Mohamed Azmy Ahmed of the Border Center for Support and Consulting spotlighted the Egyptian Government’s maltreatment of the Nubian people.  Even though the Nubian people are protected by the Constitution, the Government of Egypt has ceased all talks with the community.  Eskender Barilev of the Mejlis of the Crimean Tatar people said Russian Federation armed forces came into his home and conducted an illegal search.  They have arrested many people and have conducted other illegal activities against the Tatar community, he said, stressing that the Russian Government is blatantly ignoring the recommendations of the Indigenous Forum.

Participating in the discussion were representatives of Guatemala, Denmark (also on behalf of Finland, Iceland, Sweden and Norway), Chile, Bolivia and Indonesia, as well as the European Union.

Permanent Forum members Vice-Chair Tarcila Rivera Zea (Peru), Lourdes Tibán Guala (Ecuador), Jens Dahl (Denmark), Les Malezer (Australia), and Phoolman Chaudhary (Nepal) also participated.

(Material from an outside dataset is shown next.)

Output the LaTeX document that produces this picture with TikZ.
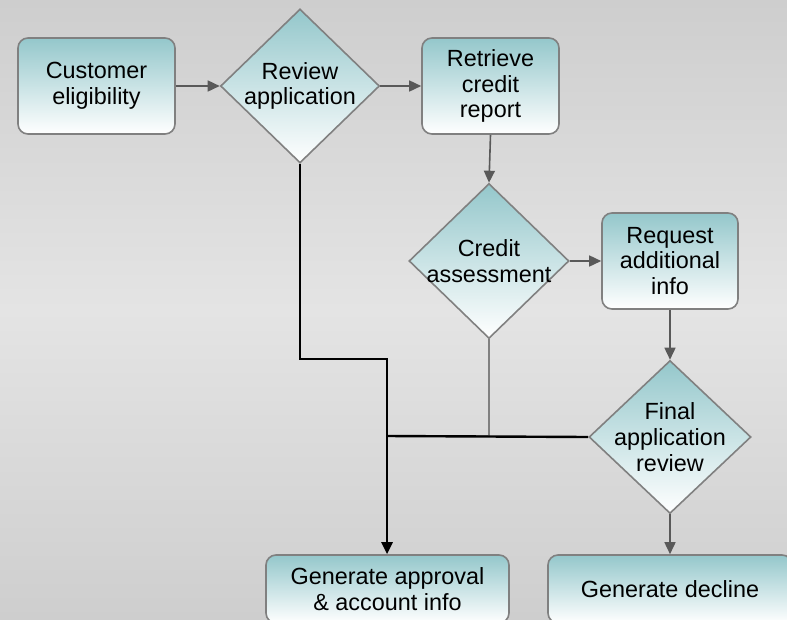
\documentclass[tikz,border=0pt]{standalone}
\usepackage{fontspec}
\setmainfont{Liberation Sans}
\usetikzlibrary{arrows.meta,shapes.geometric}

\definecolor{bgedge}{RGB}{206,206,206}
\definecolor{bgmid}{RGB}{228,228,228}
\definecolor{boxteal}{RGB}{148,199,203}
\definecolor{boxline}{RGB}{128,128,128}
\definecolor{flowgray}{RGB}{89,89,89}

\begin{document}
\begin{tikzpicture}[x=1pt, y=-1pt,
  font=\fontsize{23.4}{25.8}\selectfont,
  >={Triangle[length=12pt, width=11pt]},
  process/.style={rectangle, rounded corners=10pt, draw=boxline, line width=1.6pt,
    top color=boxteal, bottom color=white, align=center, inner sep=0pt,
    minimum width=157pt, minimum height=96pt},
  decision/.style={diamond, draw=boxline, line width=1.6pt,
    top color=boxteal, bottom color=white, inner sep=0pt},
  decisiontext/.style={align=center, inner sep=0pt},
  flow/.style={->, flowgray, line width=1.6pt}]

% Background
\shade[top color=bgedge, bottom color=bgmid] (0,0) rectangle (787,310);
\shade[top color=bgmid, bottom color=bgedge] (0,309) rectangle (787,619);
\useasboundingbox (0,0) rectangle (787,619);

% Steps
\node[process] (elig) at (96.5,86) {Customer\\eligibility};
\node[decision, minimum width=159pt, minimum height=154pt,
  label={[decisiontext]center:Review\\application}] (review) at (300,86) {};
\node[process, minimum width=137pt] (retrieve) at (490.5,86) {Retrieve\\credit\\report};
\node[decision, minimum width=160pt, minimum height=155pt,
  label={[decisiontext]center:Credit\\assessment}] (credit) at (489,261) {};
\node[process, minimum width=136pt] (request) at (670,261) {Request\\additional\\info};
\node[decision, minimum width=162pt, minimum height=153pt,
  label={[decisiontext]center:Final\\application\\review}] (final) at (670,437) {};

% Outcomes
\node[process, minimum width=243pt, minimum height=68pt] (approve) at (387.5,589) {Generate approval\\\& account info};
\node[process, minimum width=244pt, minimum height=68pt] (decline) at (670,589) {Generate decline};

% Join points
\coordinate (bend) at (387,359);
\coordinate (join) at (387,436);

% Connections
\draw[flow] (elig) -- (review);
\draw[flow] (review) -- (retrieve);
\draw[flow] (retrieve.south) -- (credit.north);
\draw[flow] (credit) -- (request);
\draw[flow] (request) -- (final);
\draw[flow] (final) -- (decline);

% Approval paths
\draw[boxline, line width=1.8pt] (credit.south) |- (join);
\draw[black, line width=2pt] (review.south) |- (bend) -- (join);
\draw[black, line width=2.4pt] (final.west) -- (join);
\draw[->, black, line width=2.6pt] (join) -- (join |- approve.north);
\end{tikzpicture}
\end{document}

Also taking part were the representatives of Tonatierra, Indigenous Peoples of Africa Coordinating Committee, Fund for the Development of Indigenous Peoples of Latin America and the Caribbean, Indigenous Youth Network, Articulacion de Mujeres Indigenas de Paraguay, Indigenous People’s Policy Research and Education Center for Asia, Organization des Nations Autochtones de Guyana, International Council for the Indigenous Peoples of the Chittagong Hill Tracts, American Indian Law Alliance, União dos Povos Indígenas do Vale do Javari, New South Wales Aboriginal Lands Council, Union of BC Indian Chiefs, Organisation Tamaynut, Federation of Sovereign Indigenous Nations, Stitching Forest People’s Programme, Fundacion Egdolina Thomas Para La Defensa De Los Derechos De Los Habitantes De La Costa Caribe De Nicaragua, International Native Tradition Interchange, Inc., Nation of Hawai’i, Native Youth Alliance, University of Technology Sydney-Jumbunna Institute for Indigenous Education and Research, Pacific Disability Forum, Fort Erie Native Friendship Centre, Organisasi Pribumi Papua Barat and Rainforest International Foundation, as well as several other indigenous peoples’ organizations.